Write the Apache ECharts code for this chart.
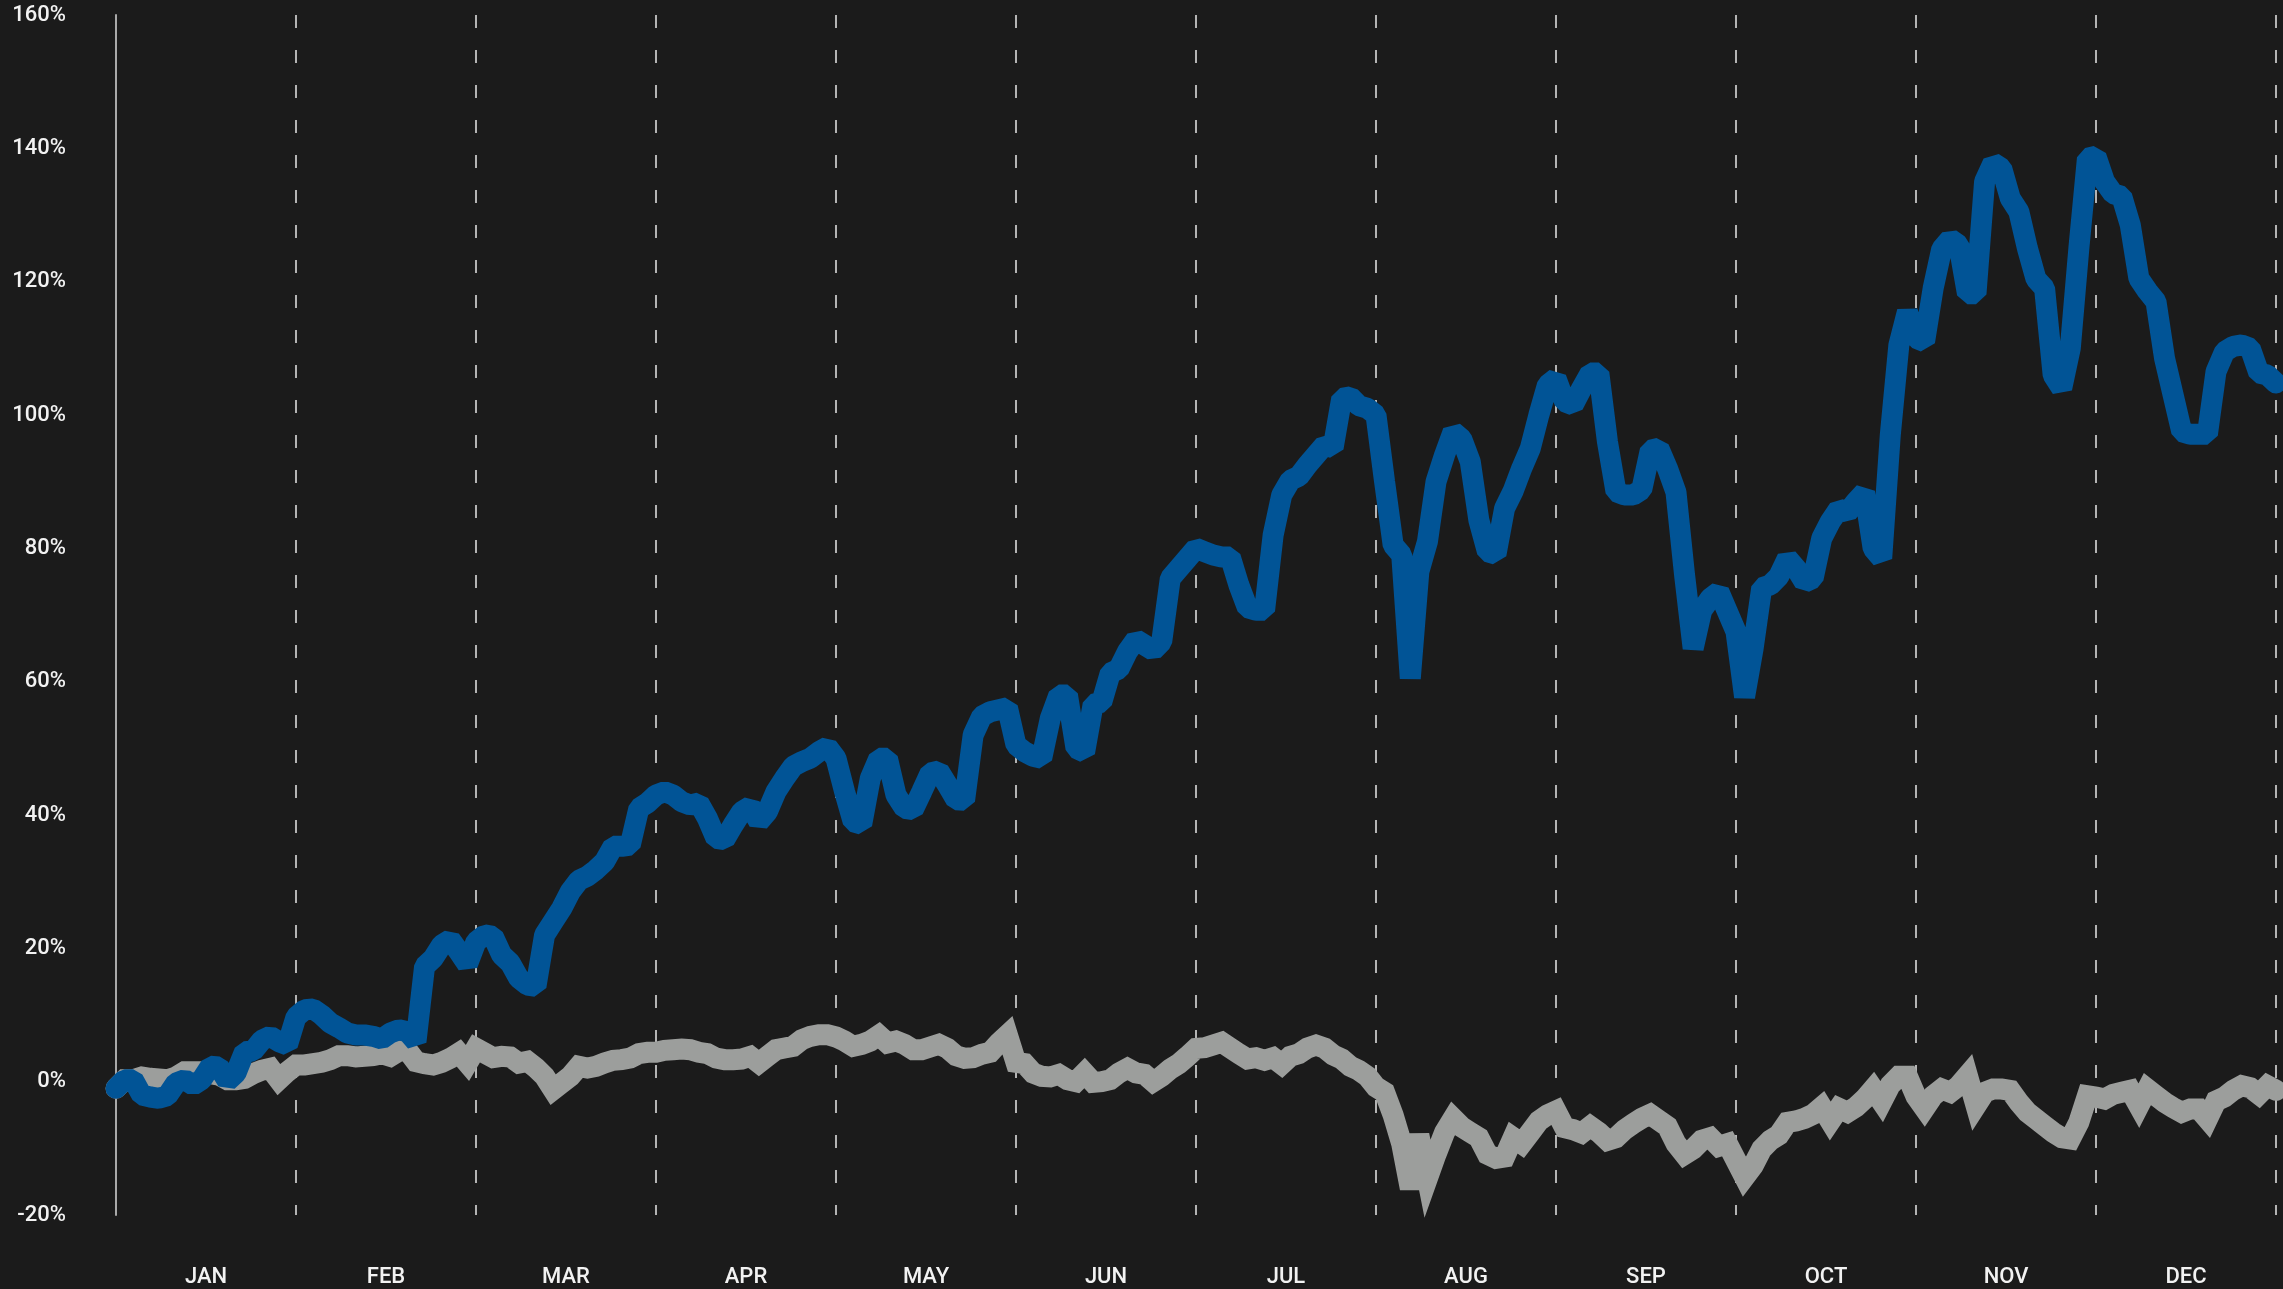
<!DOCTYPE html>
<html>
<head>
<meta charset="utf-8">
<script src="https://cdn.jsdelivr.net/npm/echarts@6/dist/echarts.min.js"></script>
<style>
html,body{margin:0;padding:0;background:#1b1b1b;}
#chart{width:2283px;height:1289px;}
</style>
</head>
<body>
<div id="chart"></div>
<script>
const months = ['JAN','FEB','MAR','APR','MAY','JUN','JUL','AUG','SEP','OCT','NOV','DEC'];
const yTicks = [-20, 0, 20, 40, 60, 80, 100, 120, 140, 160];
const tradingDaysPerMonth = 21;
const totalDays = 252;

// Blue series: daily cumulative return (%), one value per trading day
const blueSeries = [
  -1.0, 0.3, 0.3, -2.0, -2.3, -2.5, -2.1, -0.2, 0.3, -0.5, 0.3, 2.3, 2.2, 0.1, 1.3, 4.5, 4.6, 6.2, 6.8, 6.0, 5.5,
  9.7, 10.8, 10.9, 10.0, 8.8, 8.1, 7.3, 7.0, 7.0, 6.8, 6.4, 7.3, 7.8, 7.5, 6.0, 17.3, 18.5, 20.5, 21.3, 19.5, 17.6,
  21.0, 22.0, 21.8, 19.0, 17.8, 15.5, 14.5, 14.3, 22.0, 24.0, 26.0, 28.5, 30.2, 30.8, 31.8, 33.0, 35.3, 35.3, 35.5, 41.0, 41.8,
  43.0, 43.5, 43.0, 42.0, 41.5, 41.8, 39.5, 36.5, 36.3, 38.5, 40.5, 41.3, 39.0, 40.5, 43.5, 45.5, 47.3, 48.0, 48.5, 49.5, 50.2,
  48.5, 43.5, 39.0, 38.6, 45.5, 48.5, 48.5, 43.0, 41.0, 40.8, 43.5, 46.3, 46.6, 44.5, 42.3, 42.2, 52.0, 54.8, 55.5, 55.8, 56.1,
  50.5, 49.5, 48.8, 48.5, 54.5, 58.0, 58.0, 50.0, 49.4, 56.6, 56.9, 61.3, 61.9, 64.5, 66.3, 65.5, 64.7, 66.0, 75.5, 77.0, 78.5,
  80.0, 79.5, 79.0, 78.7, 78.7, 74.5, 71.1, 70.7, 70.7, 82.0, 88.0, 90.2, 90.8, 92.5, 94.0, 95.5, 95.1, 102.5, 102.7, 101.4, 101.0,
  100.0, 90.0, 80.5, 79.0, 60.5, 76.5, 81.0, 90.0, 94.0, 97.5, 96.4, 93.0, 84.2, 79.5, 79.1, 86.0, 88.6, 92.0, 95.0, 100.0, 104.5,
  105.5, 102.0, 101.5, 104.0, 106.3, 106.3, 96.0, 88.5, 88.0, 88.0, 88.8, 94.7, 95.0, 92.0, 88.4, 76.0, 65.0, 70.7, 72.5, 73.5, 70.5,
  67.5, 57.7, 65.0, 74.1, 74.5, 75.8, 78.5, 77.0, 74.9, 75.5, 81.5, 84.0, 85.9, 85.4, 87.0, 88.4, 80.0, 78.5, 97.0, 110.5, 115.5,
  111.5, 111.0, 119.0, 124.9, 126.4, 125.5, 118.2, 118.2, 135.0, 137.8, 137.0, 132.5, 130.5, 125.0, 120.4, 119.0, 106.0, 104.0, 110.0, 125.0, 138.5,
  138.8, 135.0, 133.2, 132.8, 128.5, 120.5, 118.6, 117.0, 108.5, 103.0, 97.5, 97.1, 97.1, 97.1, 106.5, 109.5, 110.3, 110.5, 110.0, 106.3, 106.0,
  104.8
];

// Gray series: benchmark daily cumulative return (%)
const graySeries = [
  -1.0, 0.3, 0.3, 0.7, 0.5, 0.4, 0.3, 0.7, 1.5, 1.5, 1.5, 1.2, 1.0, 0.3, 0.3, 0.5, 1.2, 1.7, 2.0, 0.3, 1.5,
  2.5, 2.5, 2.7, 2.9, 3.3, 3.9, 3.9, 3.7, 3.8, 3.9, 4.2, 3.8, 4.6, 4.7, 3.0, 2.7, 2.5, 2.9, 3.5, 4.3, 2.8,
  5.0, 4.3, 3.6, 3.8, 3.7, 2.8, 3.05, 2.05, 0.8, -1.2, -0.2, 0.8, 2.3, 2.05, 2.3, 2.8, 3.2, 3.3, 3.55, 4.2, 4.4,
  4.4, 4.7, 4.8, 4.9, 4.8, 4.4, 4.2, 3.55, 3.3, 3.3, 3.4, 3.8, 2.8, 3.8, 4.8, 5.05, 5.3, 6.3, 6.8, 7.05, 7.05,
  6.7, 6.1, 5.3, 5.6, 6.1, 6.95, 5.8, 6.1, 5.6, 4.8, 4.8, 5.2, 5.6, 5.0, 3.9, 3.5, 3.6, 4.1, 4.4, 5.8, 7.0,
  2.9, 2.7, 1.3, 0.8, 0.7, 1.1, 0.3, 0.0, 1.3, -0.1, 0.0, 0.3, 1.3, 2.0, 1.3, 1.1, 0.0, 0.8, 1.9, 2.7, 3.8,
  5.0, 5.1, 5.5, 5.9, 5.05, 4.2, 3.4, 3.6, 3.2, 3.6, 2.6, 3.8, 4.2, 5.05, 5.5, 5.05, 4.0, 3.4, 2.3, 1.7, 0.8,
  -0.8, -1.6, -5.0, -9.3, -16.0, -8.0, -14.5, -10.9, -7.6, -5.5, -6.8, -7.6, -8.4, -10.9, -11.5, -11.3, -8.4, -9.3, -7.6, -5.9, -5.0,
  -4.4, -6.9, -7.2, -7.7, -6.7, -7.6, -8.8, -8.4, -7.2, -6.3, -5.5, -4.9, -5.8, -6.7, -9.3, -10.9, -10.1, -8.8, -8.4, -9.7, -9.3,
  -11.8, -14.3, -12.6, -10.1, -8.8, -8.0, -6.1, -5.9, -5.5, -4.9, -3.8, -5.9, -4.0, -4.6, -3.8, -2.6, -1.1, -3.0, -0.5, 0.8, 0.8,
  -2.2, -4.0, -2.1, -1.1, -1.6, -0.6, 0.9, -3.6, -1.6, -1.1, -1.1, -1.3, -3.1, -4.6, -5.6, -6.6, -7.6, -8.4, -8.6, -6.1, -2.1,
  -2.3, -2.6, -1.9, -1.6, -1.3, -3.6, -1.1, -2.1, -3.1, -3.9, -4.6, -4.1, -4.1, -5.6, -2.9, -2.3, -1.3, -0.6, -0.9, -1.9, -0.6,
  -1.3
];

const FONT = 'Roboto, "DejaVu Sans Condensed", sans-serif';

const chart = echarts.init(document.getElementById('chart'), null, {renderer: 'canvas'});
chart.setOption({
  backgroundColor: '#1b1b1b',
  animation: false,
  grid: {left: 116, right: 7, top: 15, bottom: 74, containLabel: false, outerBoundsMode: 'none'},
  xAxis: [
    {
      type: 'value',
      min: 0,
      max: totalDays,
      interval: tradingDaysPerMonth,
      axisLine: {show: false},
      axisTick: {show: false},
      axisLabel: {show: false},
      splitLine: {
        show: true,
        showMinLine: false,
        lineStyle: {color: '#b4b4b4', width: 2, type: [13, 22]}
      }
    },
    {
      type: 'category',
      data: months,
      boundaryGap: true,
      position: 'bottom',
      axisLine: {show: false},
      axisTick: {show: false},
      splitLine: {show: false},
      axisLabel: {color: '#f2f2f2', fontSize: 22, fontWeight: 500, fontFamily: FONT, margin: 51}
    }
  ],
  yAxis: {
    type: 'value',
    min: yTicks[0],
    max: yTicks[yTicks.length - 1],
    interval: 20,
    axisLine: {show: true, lineStyle: {color: '#a9a9a9', width: 2}},
    axisTick: {show: false},
    splitLine: {show: false},
    axisLabel: {
      color: '#f2f2f2', fontSize: 22, fontWeight: 500, fontFamily: FONT, margin: 50,
      formatter: function (v) { return v + '%'; }
    }
  },
  series: [
    {
      type: 'line',
      xAxisIndex: 0,
      data: graySeries.map(function (v, i) { return [i, v]; }),
      showSymbol: false,
      symbol: 'none',
      smooth: false,
      lineStyle: {color: '#9c9e9c', width: 21, join: 'miter', miterLimit: 4, cap: 'round'},
      z: 2
    },
    {
      type: 'line',
      xAxisIndex: 0,
      data: blueSeries.map(function (v, i) { return [i, v]; }),
      showSymbol: false,
      symbol: 'none',
      smooth: false,
      lineStyle: {color: '#015496', width: 21, join: 'bevel', cap: 'round'},
      z: 3
    }
  ]
});
</script>
</body>
</html>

## EXERCISE AIM
Pictures are excluded: retype only the lines from the beginning of the listing above through the line with "const totalDays = 252;", both included.

## OUTPUT OF THE TASK
Write the Apache ECharts code for this chart.
<!DOCTYPE html>
<html>
<head>
<meta charset="utf-8">
<script src="https://cdn.jsdelivr.net/npm/echarts@6/dist/echarts.min.js"></script>
<style>
html,body{margin:0;padding:0;background:#1b1b1b;}
#chart{width:2283px;height:1289px;}
</style>
</head>
<body>
<div id="chart"></div>
<script>
const months = ['JAN','FEB','MAR','APR','MAY','JUN','JUL','AUG','SEP','OCT','NOV','DEC'];
const yTicks = [-20, 0, 20, 40, 60, 80, 100, 120, 140, 160];
const tradingDaysPerMonth = 21;
const totalDays = 252;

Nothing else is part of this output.